[Manila, 4/14/25]
Carlos Bulosan’s “I Want the Wide American Earth” begins:
Before the brave, before the proud builders and workers, I say I want the wide American earth, Its beautiful rivers and long valleys and fertile plains, Its numberless hamlets and expanding towns and towering cities, Its limitless frontiers, its probing intelligence, For all the free. Free men everywhere in my land— This wide American earth—do not wander homeless, And are not alone; friendship is our bread, love our air; And we call each other comrade, each growing with the other, Each a neighbor to the other, boundless in freedom.
That’s published in the April 1942 issue of Poetry. In the same issue are poems by Thomas Merton and William Meredith, the last mostly forgotten, though his superb translation of Apollinaire’s Alcools should be reissued. I fed off of it 40 years ago. Thank you, Mr. Meredith.

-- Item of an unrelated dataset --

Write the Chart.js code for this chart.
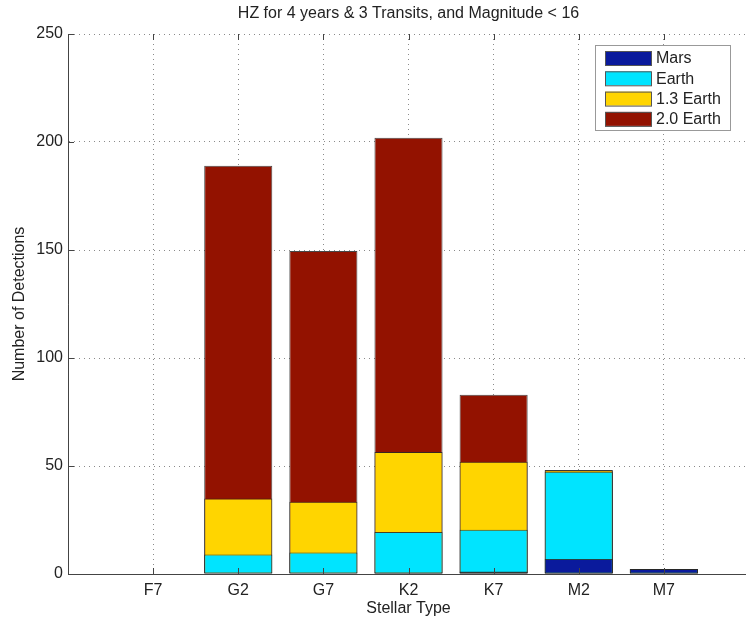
<!DOCTYPE html>
<html>
<head>
<meta charset="utf-8">
<script src="https://cdn.jsdelivr.net/npm/chart.js@4.4.1/dist/chart.umd.min.js"></script>
<style>
  html, body { margin: 0; padding: 0; background: #fff; overflow: hidden; }
  #wrap { width: 756px; height: 618px; }
</style>
</head>
<body>
<div id="wrap"><canvas id="chart"></canvas></div>
<script>
const categories = ['F7', 'G2', 'G7', 'K2', 'K7', 'M2', 'M7'];
const mars    = [0, 0, 0, 0.6, 1.2, 7, 2.3];
const earth   = [0, 9, 10, 19.5, 20.5, 47.3, 2.3];
const earth13 = [0, 35, 33.5, 56.5, 52, 48, 2.3];
const earth20 = [0, 189, 149.5, 202, 83, 48.2, 2.3];
const yTicks  = [0, 50, 100, 150, 200, 250];

const FONT = '"Liberation Sans", Arial, Helvetica, sans-serif';

function points(values) {
  return values.map((v, i) => ({ x: i + 1, y: v }));
}

// legend box drawn inside the plot, MATLAB style
const legendBox = {
  id: 'legendBox',
  afterDraw(chart) {
    const { ctx, chartArea } = chart;
    const sets = chart.data.datasets;
    const w = 135, h = 85, rowH = 20.3;
    const x0 = chartArea.right - 19 - w;
    const y0 = chartArea.top + 11;
    ctx.save();
    ctx.fillStyle = '#fff';
    ctx.fillRect(x0, y0, w, h);
    ctx.strokeStyle = '#999';
    ctx.lineWidth = 1;
    ctx.strokeRect(x0 + 0.5, y0 + 0.5, w, h);
    ctx.font = '16px ' + FONT;
    ctx.textBaseline = 'middle';
    sets.forEach((ds, i) => {
      const y = y0 + 6 + i * rowH;
      ctx.fillStyle = ds.backgroundColor;
      ctx.fillRect(x0 + 10, y, 46, 14);
      ctx.strokeStyle = '#555';
      ctx.strokeRect(x0 + 10.5, y + 0.5, 46, 14);
      ctx.fillStyle = '#222';
      ctx.fillText(ds.label, x0 + 61, y + 8);
    });
    ctx.restore();
  }
};

// inward tick marks
const innerTicks = {
  id: 'innerTicks',
  afterDatasetsDraw(chart) {
    const { ctx, chartArea, scales } = chart;
    ctx.save();
    ctx.strokeStyle = '#444';
    ctx.lineWidth = 1;
    ctx.beginPath();
    categories.forEach((c, i) => {
      const px = Math.round(scales.x.getPixelForValue(i + 1)) + 0.5;
      ctx.moveTo(px, chartArea.bottom); ctx.lineTo(px, chartArea.bottom - 6);
      ctx.moveTo(px, chartArea.top); ctx.lineTo(px, chartArea.top + 6);
    });
    yTicks.forEach(v => {
      const py = Math.round(scales.y.getPixelForValue(v)) + 0.5;
      ctx.moveTo(chartArea.left, py); ctx.lineTo(chartArea.left + 6, py);
    });
    ctx.stroke();
    ctx.restore();
  }
};

const barStyle = {
  borderColor: 'rgba(40,40,40,0.85)',
  borderWidth: c => (c.raw && c.raw.y > 0 ? 1 : 0),
  borderSkipped: false,
  barPercentage: 0.8,
  categoryPercentage: 1
};

const ctx = document.getElementById('chart').getContext('2d');
const chart = new Chart(ctx, {
  type: 'bar',
  data: {
    datasets: [
      { label: 'Mars', data: points(mars), backgroundColor: '#0a1a9c', ...barStyle },
      { label: 'Earth', data: points(earth), backgroundColor: '#00e4ff', ...barStyle },
      { label: '1.3 Earth', data: points(earth13), backgroundColor: '#ffd500', ...barStyle },
      { label: '2.0 Earth', data: points(earth20), backgroundColor: '#931200', ...barStyle }
    ]
  },
  options: {
    responsive: true,
    maintainAspectRatio: false,
    animation: false,
    layout: { padding: 0 },
    plugins: {
      legend: { display: false },
      tooltip: { enabled: false },
      title: {
        display: true,
        fullSize: false,
        text: 'HZ for 4 years & 3 Transits, and Magnitude < 16',
        color: '#222',
        font: { family: FONT, size: 16, weight: 'normal' },
        padding: { top: 4, bottom: 10.8 }
      }
    },
    scales: {
      x: {
        type: 'linear',
        stacked: true,
        offset: false,
        min: 0,
        max: 8,
        afterFit(scale) { scale.height = 44; },
        afterBuildTicks(scale) {
          scale.ticks = [0, 1, 2, 3, 4, 5, 6, 7, 8].map(v => ({ value: v }));
        },
        ticks: {
          padding: 7,
          color: '#222',
          font: { family: FONT, size: 16 },
          maxRotation: 0,
          autoSkip: false,
          callback: v => categories[v - 1] || ''
        },
        grid: { offset: false, drawTicks: false, color: '#8a8a8a', lineWidth: 1 },
        border: { color: '#444', width: 1, dash: [1, 4] },
        title: {
          display: true,
          text: 'Stellar Type',
          color: '#222',
          font: { family: FONT, size: 16 },
          padding: { top: 2, bottom: 0 }
        }
      },
      y: {
        stacked: false,
        min: 0,
        max: 250,
        afterFit(scale) { scale.width = 68; },
        afterBuildTicks(scale) {
          scale.ticks = yTicks.map(v => ({ value: v }));
        },
        ticks: {
          padding: 5,
          color: '#222',
          font: { family: FONT, size: 16 }
        },
        grid: { drawTicks: false, color: '#8a8a8a', lineWidth: 1 },
        border: { color: '#444', width: 1, dash: [1, 4] },
        title: {
          display: true,
          text: 'Number of Detections',
          color: '#222',
          font: { family: FONT, size: 16 },
          padding: { top: 9.5, bottom: 0 }
        }
      }
    }
  },
  plugins: [innerTicks, legendBox]
});
</script>
</body>
</html>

“Free men everywhere in my land,” Bulosan boldly declared, with everyone a comrade to each other. No one shall wander homeless, like so many millions are doing now in Los Angeles, San Francisco, Denver, Seattle, Portland, Phoenix, Honolulu, Manila, Cebu, Davao, Quezon and Angeles. These filthy and hungry bastards have all been fathered by an eternally horny and genocidal Uncle Sam, now so ably played by Donald Trump!